You can say the same of Kelela's "LMK", directed by Andrew Thomas Huang. Again, here darker skin is sumptuously lit. Kelela's choice to cast the grafting, beautiful people behind queer/non-binary parties BBZ London and PDA also stakes out her political stance. It sounds like buzzword nonsense but something as throwaway as going to a club night designed for non-straight, non-white people (open to everyone as long as they're respectful) can feel like an act of resistance. More than that, it's a fuck-you thrown at going to clubs full of awful people who do things like speak to you in ebonics when they're from Kent, stroke your hair without asking, or slur "mmm I've never kissed a black girl before" while you're waiting to get served at the bar.

"Body" and "LMK" cut through that mess. They provide comfort when it seems as though we talk ourselves in circles about race and identity without letting people live – and more than that, giving them the tools to thrive. Wanting to break out of the restraints of racism isn't some ploy to "pull the race card" or "not get over it". It's about more than hoping people don't use racial slurs (or just get caught doing so).
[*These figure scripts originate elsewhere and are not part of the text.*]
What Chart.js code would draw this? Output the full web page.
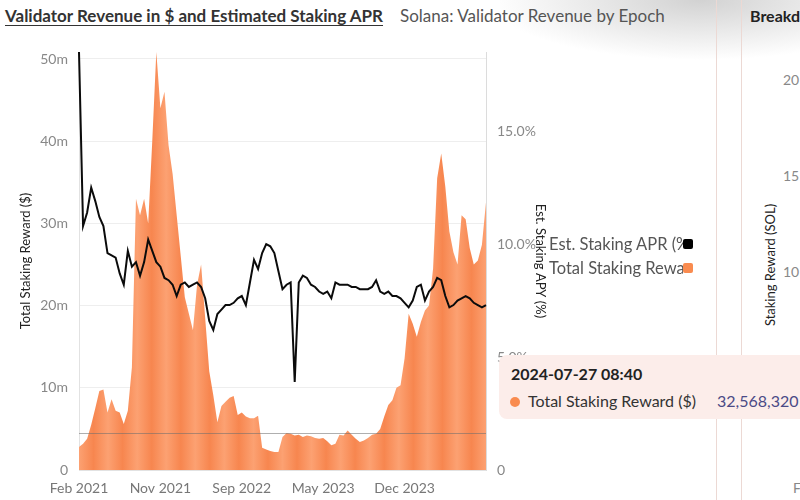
<!DOCTYPE html>
<html>
<head>
<meta charset="utf-8">
<script src="https://cdn.jsdelivr.net/npm/chart.js@4.4.1/dist/chart.umd.min.js"></script>
<style>
  html, body { margin: 0; padding: 0; background: #fff; }
  #page { position: relative; width: 800px; height: 500px; overflow: hidden; background: #fff; font-family: 'Lato', 'Open Sans', sans-serif; }
  #shade { position: absolute; left: 500px; top: 0; width: 300px; height: 90px;
    background: radial-gradient(ellipse 210px 60px at 200px 0px, rgba(205,205,205,0.9), rgba(255,255,255,0)); }
  #title { position: absolute; left: 5px; top: 5px; font-size: 17px; font-weight: 700; color: #333; text-decoration: underline; text-underline-offset: 3px; white-space: nowrap; }
  #subtitle { position: absolute; left: 400px; top: 5px; font-size: 17px; color: #555; white-space: nowrap; }
  #chartBox { position: absolute; left: 0; top: 0; width: 552px; height: 500px; }
  #legend { position: absolute; left: 549px; top: 232px; font-size: 16.5px; color: #555; }
  .li { height: 24px; display: flex; align-items: center; }
  .lt { display: inline-block; width: 134px; overflow: hidden; white-space: nowrap; }
  .sw { display: inline-block; width: 10px; height: 10px; border-radius: 2px; margin-left: 0px; }
  .sep { position: absolute; top: 0; width: 1px; height: 500px; background: #ecd9d4; }
  #tip { position: absolute; left: 499px; top: 355px; width: 330px; height: 64px; background: #fcedea; border-radius: 8px; }
  #tipTime { position: absolute; left: 12px; top: 9px; font-size: 16px; font-weight: 700; color: #222; white-space: nowrap; }
  #tipDot { position: absolute; left: 11px; top: 42px; width: 10px; height: 10px; border-radius: 50%; background: #f98b4f; }
  #tipName { position: absolute; left: 29px; top: 36px; font-size: 16px; color: #333; white-space: nowrap; }
  #tipVal { position: absolute; left: 218px; top: 36px; font-size: 16px; color: #4b4a86; white-space: nowrap; }
  #rTitle { position: absolute; left: 750px; top: 6px; font-size: 16px; font-weight: 700; color: #222; white-space: nowrap; }
  .rTick { position: absolute; left: 783px; font-size: 14px; color: #888; white-space: nowrap; }
  #rAxis { position: absolute; left: 770px; top: 265px; transform: translate(-50%, -50%) rotate(-90deg); font-size: 13px; color: #222; white-space: nowrap; }
</style>
</head>
<body>
<div id="page">
  <div id="shade"></div>
  <div id="title">Validator Revenue in $ and Estimated Staking APR</div>
  <div id="subtitle">Solana: Validator Revenue by Epoch</div>
  <div id="chartBox"><canvas id="c" width="552" height="500"></canvas></div>
  <div id="legend">
    <div class="li"><span class="lt">Est. Staking APR (%)</span><span class="sw" style="background:#000"></span></div>
    <div class="li"><span class="lt">Total Staking Reward ($)</span><span class="sw" style="background:#f98b4f"></span></div>
  </div>
  <div class="sep" style="left:716px"></div>
  <div class="sep" style="left:741px"></div>
  <div id="rTitle">Breakdown</div>
  <div class="rTick" style="top:71px">20</div>
  <div class="rTick" style="top:167px">15</div>
  <div class="rTick" style="top:263px">10</div>
  <div id="rAxis">Staking Reward (SOL)</div>
  <div class="rTick" style="top:479px;left:793px">F</div>
  <div id="tip">
    <div id="tipTime">2024-07-27 08:40</div>
    <div id="tipDot"></div>
    <div id="tipName">Total Staking Reward ($)</div>
    <div id="tipVal">32,568,320</div>
  </div>
</div>
<script>
// ---- Data (one point per sampled epoch, Feb 2021 -> 2024-07-27) ----
const tickLabels = ['Feb 2021', 'Nov 2021', 'Sep 2022', 'May 2023', 'Dec 2023'];
const tickEvery = 20;

// Total staking reward, millions of USD
const rewardM = [
  2.8, 3.2, 3.8, 5.5, 7.5, 9.6, 9.8, 7.0, 8.6, 7.2,
  7.0, 5.6, 7.2, 12.5, 33.0, 31.0, 33.0, 30.0, 40.0, 50.85,
  44.0, 46.0, 39.5, 36.0, 31.0, 26.0, 21.0, 19.0, 17.0, 22.5,
  25.0, 18.5, 12.0, 9.1, 5.8, 7.8, 8.3, 8.8, 9.0, 6.7,
  7.0, 6.5, 6.3, 6.3, 6.6, 2.7, 2.5, 2.3, 2.2, 2.2,
  4.0, 4.5, 4.4, 4.2, 4.3, 4.0, 4.2, 4.1, 3.9, 3.8,
  3.9, 3.5, 3.0, 3.2, 4.3, 4.2, 4.8, 4.3, 3.8, 3.4,
  3.6, 3.9, 4.3, 4.4, 5.0, 6.5, 7.9, 8.5, 10.0, 10.3,
  13.6, 19.0, 17.8, 16.2, 18.0, 19.4, 20.0, 24.5, 35.5, 38.5,
  34.5, 29.0, 26.5, 25.0, 31.0, 30.5, 27.0, 25.0, 25.5, 27.4,
  32.568320
];

// Estimated staking APR, percent
const aprPct = [
  18.5, 10.8, 11.4, 12.5, 11.9, 11.2, 10.8, 9.6, 9.5, 9.4,
  8.7, 8.2, 9.7, 9.0, 9.2, 8.6, 9.2, 10.2, 9.7, 9.2,
  9.0, 8.5, 8.4, 8.2, 7.7, 8.2, 8.3, 8.1, 8.2, 8.3,
  8.1, 7.6, 6.6, 6.2, 6.9, 7.1, 7.3, 7.3, 7.4, 7.6,
  7.7, 7.3, 8.3, 9.3, 8.9, 9.6, 10.0, 9.9, 9.6, 8.8,
  8.0, 8.2, 8.3, 3.9, 8.3, 8.6, 8.5, 8.2, 8.1, 7.9,
  7.8, 7.9, 7.6, 8.3, 8.2, 8.2, 8.2, 8.1, 8.1, 8.0,
  8.0, 8.0, 8.1, 8.4, 7.9, 7.8, 7.9, 7.7, 7.7, 7.6,
  7.4, 7.2, 7.5, 8.1, 8.2, 7.5, 7.9, 8.1, 8.5, 8.4,
  7.7, 7.2, 7.3, 7.5, 7.6, 7.7, 7.6, 7.4, 7.3, 7.2,
  7.3
];

const refLineM = 4.5; // horizontal reference line (millions)

const ORANGE = '#fa9560';
const ORANGE_DARK = '#f7864f';
const ORANGE_LIGHT = '#fca172';
const STRIPE_PX = 30;

const labels = rewardM.map((_, i) => (i % tickEvery === 0 && tickLabels[i / tickEvery]) ? tickLabels[i / tickEvery] : '');

const refLinePlugin = {
  id: 'refLine',
  afterDatasetsDraw(chart) {
    const { ctx, chartArea: a, scales } = chart;
    const y = Math.round(scales.y.getPixelForValue(refLineM)) + 0.5;
    ctx.save();
    ctx.strokeStyle = 'rgba(110,110,110,0.55)';
    ctx.lineWidth = 1;
    ctx.beginPath();
    ctx.moveTo(a.left, y);
    ctx.lineTo(a.right, y);
    ctx.stroke();
    ctx.restore();
  }
};

function stripeFill(c) {
  const chart = c.chart;
  const a = chart.chartArea;
  if (!a) return ORANGE;
  const g = chart.ctx.createLinearGradient(a.left, 0, a.right, 0);
  const n = Math.max(1, Math.round((a.right - a.left) / STRIPE_PX));
  for (let k = 0; k <= n; k++) {
    g.addColorStop(k / n, ORANGE_LIGHT);
    if (k < n) g.addColorStop((k + 0.5) / n, ORANGE_DARK);
  }
  return g;
}

const FONT = 'Lato, "Open Sans", sans-serif';

new Chart(document.getElementById('c'), {
  data: {
    labels: labels,
    datasets: [
      {
        type: 'line',
        label: 'Est. Staking APR (%)',
        data: aprPct,
        yAxisID: 'y1',
        borderColor: '#0b0b0b',
        borderWidth: 2,
        pointRadius: 0,
        tension: 0,
        order: 0
      },
      {
        type: 'line',
        label: 'Total Staking Reward ($)',
        data: rewardM,
        yAxisID: 'y',
        fill: 'origin',
        backgroundColor: stripeFill,
        borderWidth: 0,
        borderColor: 'rgba(0,0,0,0)',
        pointRadius: 0,
        tension: 0,
        order: 1
      }
    ]
  },
  options: {
    responsive: false,
    animation: false,
    devicePixelRatio: 1,
    layout: { padding: { top: 52, left: 0, right: 0, bottom: 0 } },
    plugins: { legend: { display: false }, tooltip: { enabled: false } },
    scales: {
      x: {
        type: 'category',
        offset: false,
        grid: { drawOnChartArea: false, color: 'rgba(0,0,0,0)', tickLength: 8 },
        border: { display: true, color: '#e2e2e2' },
        ticks: { autoSkip: false, maxRotation: 0, minRotation: 0, color: '#777', padding: 2,
          font: { family: FONT, size: 14 } },
        afterFit: (s) => { s.height = 30; }
      },
      y: {
        position: 'left',
        min: 0,
        max: Math.max(...rewardM),
        ticks: { stepSize: 10, includeBounds: false, color: '#888', padding: 3,
          font: { family: FONT, size: 14 },
          callback: (v) => v === 0 ? '0' : v + 'm' },
        grid: { color: '#eeeeee', tickColor: 'rgba(0,0,0,0)', tickLength: 8 },
        border: { display: true, color: '#e2e2e2' },
        title: { display: true, text: 'Total Staking Reward ($)', color: '#222',
          font: { family: FONT, size: 13 }, padding: { top: 18, bottom: 0 } },
        afterFit: (s) => { s.width = 79; }
      },
      y1: {
        position: 'right',
        min: 0,
        max: Math.max(...aprPct),
        ticks: { stepSize: 5, includeBounds: false, color: '#888', padding: 3,
          font: { family: FONT, size: 14 },
          callback: (v) => v === 0 ? '0' : v.toFixed(1) + '%' },
        grid: { drawOnChartArea: false, tickColor: 'rgba(0,0,0,0)', tickLength: 8 },
        border: { display: true, color: '#dcdcdc' },
        title: { display: true, text: 'Est. Staking APY (%)', color: '#222',
          font: { family: FONT, size: 13 }, padding: { top: 4, bottom: 0 } },
        afterFit: (s) => { s.width = 66; }
      }
    }
  },
  plugins: [refLinePlugin]
});
</script>
</body>
</html>
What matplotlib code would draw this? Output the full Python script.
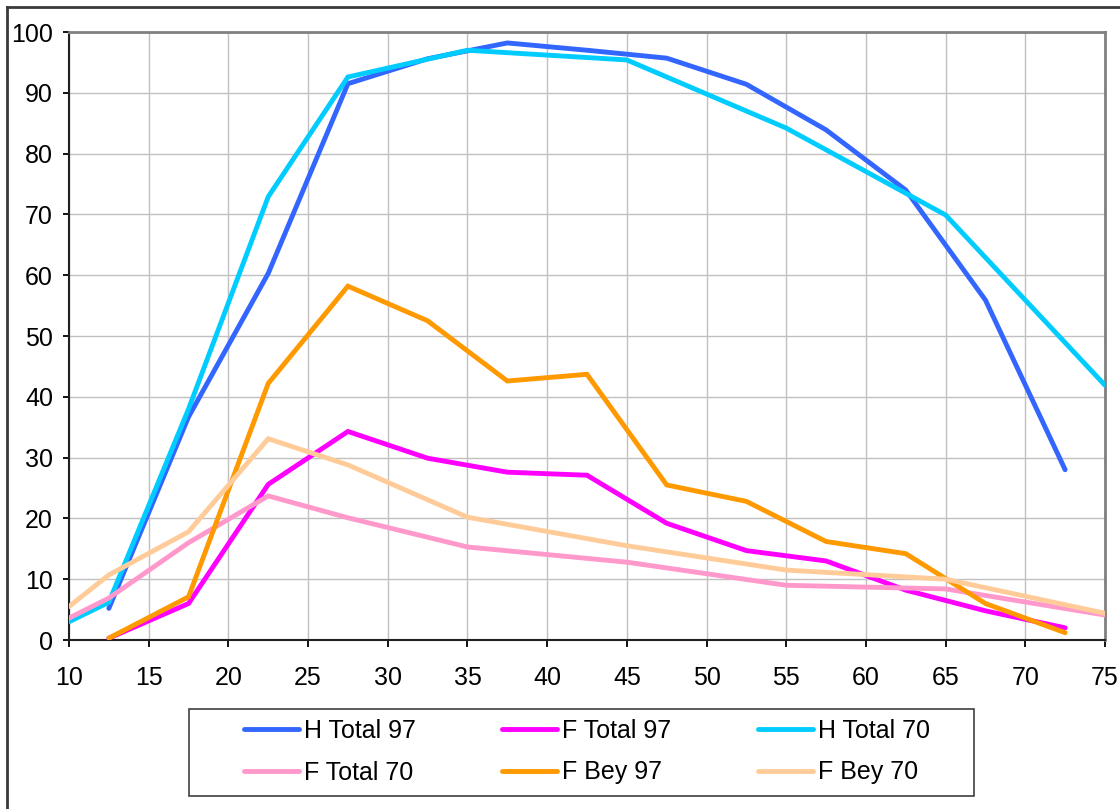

It's about the racial disparities in US home ownership; about how black African and Bangladeshi uni graduates in the UK are twice as likely to have low-paying jobs; about how black people in the UK are paid on average 14 percent less than white workers with the same A-Level qualifications. These are the sorts of things that Bergdorf meant by "structural racism". And these are the things – some of them often overwhelming – from which music can at least temporarily provide solace. Otherwise, it just feels as though we're talking in the same room and not listening to each other.